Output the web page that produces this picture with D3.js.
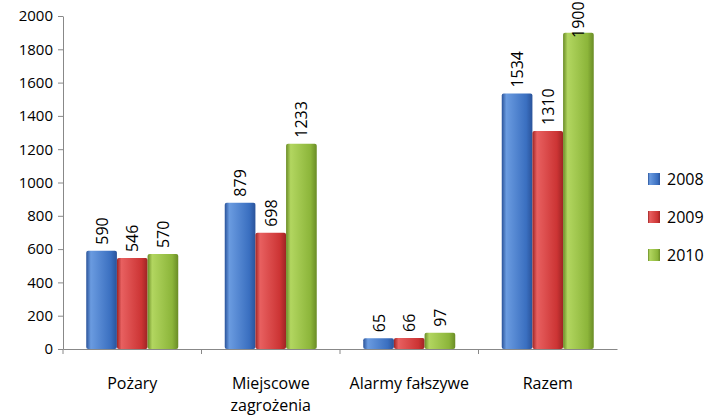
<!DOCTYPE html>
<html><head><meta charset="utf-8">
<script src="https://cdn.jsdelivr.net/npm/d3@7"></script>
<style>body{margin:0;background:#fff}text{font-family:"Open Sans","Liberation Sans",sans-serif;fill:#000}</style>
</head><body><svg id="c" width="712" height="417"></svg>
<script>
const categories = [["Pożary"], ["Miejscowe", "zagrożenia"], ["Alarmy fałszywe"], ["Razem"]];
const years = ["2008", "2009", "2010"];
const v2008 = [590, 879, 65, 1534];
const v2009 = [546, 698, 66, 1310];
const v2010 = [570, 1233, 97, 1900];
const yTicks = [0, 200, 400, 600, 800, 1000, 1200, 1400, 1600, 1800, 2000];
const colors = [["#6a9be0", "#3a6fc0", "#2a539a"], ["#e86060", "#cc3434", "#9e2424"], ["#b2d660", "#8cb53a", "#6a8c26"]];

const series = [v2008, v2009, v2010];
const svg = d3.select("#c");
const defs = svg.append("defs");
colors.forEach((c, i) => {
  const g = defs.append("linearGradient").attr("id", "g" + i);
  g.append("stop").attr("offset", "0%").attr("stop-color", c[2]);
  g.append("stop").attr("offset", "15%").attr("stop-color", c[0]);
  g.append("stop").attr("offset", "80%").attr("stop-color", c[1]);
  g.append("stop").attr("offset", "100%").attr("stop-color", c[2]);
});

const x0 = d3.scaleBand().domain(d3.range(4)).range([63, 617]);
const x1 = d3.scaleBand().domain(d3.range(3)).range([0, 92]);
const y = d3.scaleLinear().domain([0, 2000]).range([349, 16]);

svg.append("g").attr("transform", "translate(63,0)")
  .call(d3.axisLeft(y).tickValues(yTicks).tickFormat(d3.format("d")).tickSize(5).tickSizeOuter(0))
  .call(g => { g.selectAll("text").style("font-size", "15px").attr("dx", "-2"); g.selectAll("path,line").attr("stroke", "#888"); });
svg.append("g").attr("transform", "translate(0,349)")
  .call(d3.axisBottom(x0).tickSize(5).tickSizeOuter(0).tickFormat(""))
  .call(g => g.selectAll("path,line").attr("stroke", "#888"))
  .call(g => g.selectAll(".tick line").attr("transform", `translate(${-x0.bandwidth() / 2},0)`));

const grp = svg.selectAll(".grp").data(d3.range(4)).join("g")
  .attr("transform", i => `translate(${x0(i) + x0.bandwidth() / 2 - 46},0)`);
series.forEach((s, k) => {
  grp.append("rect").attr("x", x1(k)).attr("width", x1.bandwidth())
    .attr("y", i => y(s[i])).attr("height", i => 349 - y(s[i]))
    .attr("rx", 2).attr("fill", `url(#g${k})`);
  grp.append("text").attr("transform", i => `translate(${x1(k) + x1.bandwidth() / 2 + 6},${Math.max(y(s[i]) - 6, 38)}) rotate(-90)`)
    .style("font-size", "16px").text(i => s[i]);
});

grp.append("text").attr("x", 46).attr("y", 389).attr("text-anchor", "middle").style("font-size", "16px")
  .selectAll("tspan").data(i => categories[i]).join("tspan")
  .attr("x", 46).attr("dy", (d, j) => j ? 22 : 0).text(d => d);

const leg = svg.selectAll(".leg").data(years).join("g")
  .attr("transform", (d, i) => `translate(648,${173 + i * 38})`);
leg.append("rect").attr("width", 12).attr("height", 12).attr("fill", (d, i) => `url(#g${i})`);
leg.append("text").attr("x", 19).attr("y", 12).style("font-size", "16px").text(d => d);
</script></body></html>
+++
TASK STATEMENT: Leave the pictures out and output the rest of the listing exactly.

RESULT FOR THIS TASK:
Output the web page that produces this picture with D3.js.
<!DOCTYPE html>
<html><head><meta charset="utf-8">
<script src="https://cdn.jsdelivr.net/npm/d3@7"></script>
<style>body{margin:0;background:#fff}text{font-family:"Open Sans","Liberation Sans",sans-serif;fill:#000}</style>
</head><body><svg id="c" width="712" height="417"></svg>
<script>
const categories = [["Pożary"], ["Miejscowe", "zagrożenia"], ["Alarmy fałszywe"], ["Razem"]];
const years = ["2008", "2009", "2010"];
const v2008 = [590, 879, 65, 1534];
const v2009 = [546, 698, 66, 1310];
const v2010 = [570, 1233, 97, 1900];
const yTicks = [0, 200, 400, 600, 800, 1000, 1200, 1400, 1600, 1800, 2000];
const colors = [["#6a9be0", "#3a6fc0", "#2a539a"], ["#e86060", "#cc3434", "#9e2424"], ["#b2d660", "#8cb53a", "#6a8c26"]];

const series = [v2008, v2009, v2010];
const svg = d3.select("#c");
const defs = svg.append("defs");
colors.forEach((c, i) => {
  const g = defs.append("linearGradient").attr("id", "g" + i);
  g.append("stop").attr("offset", "0%").attr("stop-color", c[2]);
  g.append("stop").attr("offset", "15%").attr("stop-color", c[0]);
  g.append("stop").attr("offset", "80%").attr("stop-color", c[1]);
  g.append("stop").attr("offset", "100%").attr("stop-color", c[2]);
});

const x0 = d3.scaleBand().domain(d3.range(4)).range([63, 617]);
const x1 = d3.scaleBand().domain(d3.range(3)).range([0, 92]);
const y = d3.scaleLinear().domain([0, 2000]).range([349, 16]);

svg.append("g").attr("transform", "translate(63,0)")
  .call(d3.axisLeft(y).tickValues(yTicks).tickFormat(d3.format("d")).tickSize(5).tickSizeOuter(0))
  .call(g => { g.selectAll("text").style("font-size", "15px").attr("dx", "-2"); g.selectAll("path,line").attr("stroke", "#888"); });
svg.append("g").attr("transform", "translate(0,349)")
  .call(d3.axisBottom(x0).tickSize(5).tickSizeOuter(0).tickFormat(""))
  .call(g => g.selectAll("path,line").attr("stroke", "#888"))
  .call(g => g.selectAll(".tick line").attr("transform", `translate(${-x0.bandwidth() / 2},0)`));

const grp = svg.selectAll(".grp").data(d3.range(4)).join("g")
  .attr("transform", i => `translate(${x0(i) + x0.bandwidth() / 2 - 46},0)`);
series.forEach((s, k) => {
  grp.append("rect").attr("x", x1(k)).attr("width", x1.bandwidth())
    .attr("y", i => y(s[i])).attr("height", i => 349 - y(s[i]))
    .attr("rx", 2).attr("fill", `url(#g${k})`);
  grp.append("text").attr("transform", i => `translate(${x1(k) + x1.bandwidth() / 2 + 6},${Math.max(y(s[i]) - 6, 38)}) rotate(-90)`)
    .style("font-size", "16px").text(i => s[i]);
});

grp.append("text").attr("x", 46).attr("y", 389).attr("text-anchor", "middle").style("font-size", "16px")
  .selectAll("tspan").data(i => categories[i]).join("tspan")
  .attr("x", 46).attr("dy", (d, j) => j ? 22 : 0).text(d => d);

const leg = svg.selectAll(".leg").data(years).join("g")
  .attr("transform", (d, i) => `translate(648,${173 + i * 38})`);
leg.append("rect").attr("width", 12).attr("height", 12).attr("fill", (d, i) => `url(#g${i})`);
leg.append("text").attr("x", 19).attr("y", 12).style("font-size", "16px").text(d => d);
</script></body></html>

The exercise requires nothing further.